Households are set to see £12 a year cut from bills after the energy regulator announced plans to curb the spending of power network operators.
Ofgem said five of the six electricity distribution companies will be allowed to spend £17 billion on upgrading and maintaining Britain's local electricity network over the period between April and 2023.
This represents a saving of £2.1 billion on their previous business plans and will be passed on to consumers through a cut in bills over the eight years.
There are 14 different distribution networks in Britain, with their operations accounting for 8% of an annual dual fuel bill. Today's proposals will now be subject to consultation before a final decision in November.
The price cut will vary according to regions and may be offset by other supply costs. It comes as the UK's major retail energy providers come under pressure to cut their bills after Ofgem said today that a typical large supplier's pre-tax margin for the year to June 2015 rose £5 on a month earlier to £106.
Ofgem chief executive Dermot Nolan said the regulator's intervention over the monopoly network companies will deliver better customer service and efficient investment at a lower cost for the bill payer.
He added: "Today's announcement is all part of Ofgem's consistent drive to get the best deal for consumers while maintaining a stable regulatory regime which attracts investment as cheaply as possible."
Last November, Western Power Distribution was the only company to have its prices agreed early after Ofgem judged its business plan for the eight-year period showed sufficient value for consumers.

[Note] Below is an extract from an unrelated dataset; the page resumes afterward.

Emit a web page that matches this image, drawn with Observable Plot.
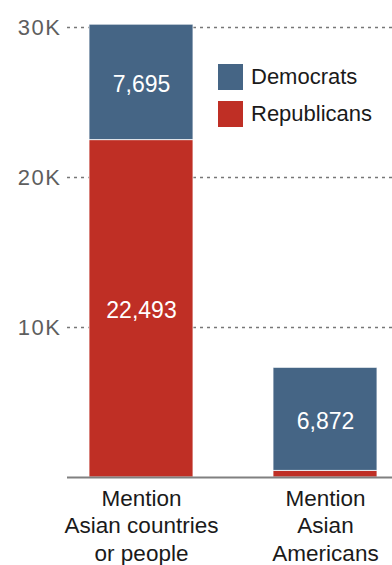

Ofgem returned five out of the six companies' plans - UK Power Networks, Northern Power Grid, SP Energy Networks, SSE Power Distribution and Electricity North West - because they failed to deliver value for consumers.
Since then, companies have identified £700 million of savings and Ofgem has ruled out a further £1.4 billion following further analysis.
SSE said it was disappointed with a number of elements within the draft determination, including Ofgem's assumptions about the scope of further cost reductions across the industry.
It said it was already one of the most cost-efficient operators in Britain and said it would review Ofgem's assumptions on how it will be able to operate and develop its distribution networks for customers benefit.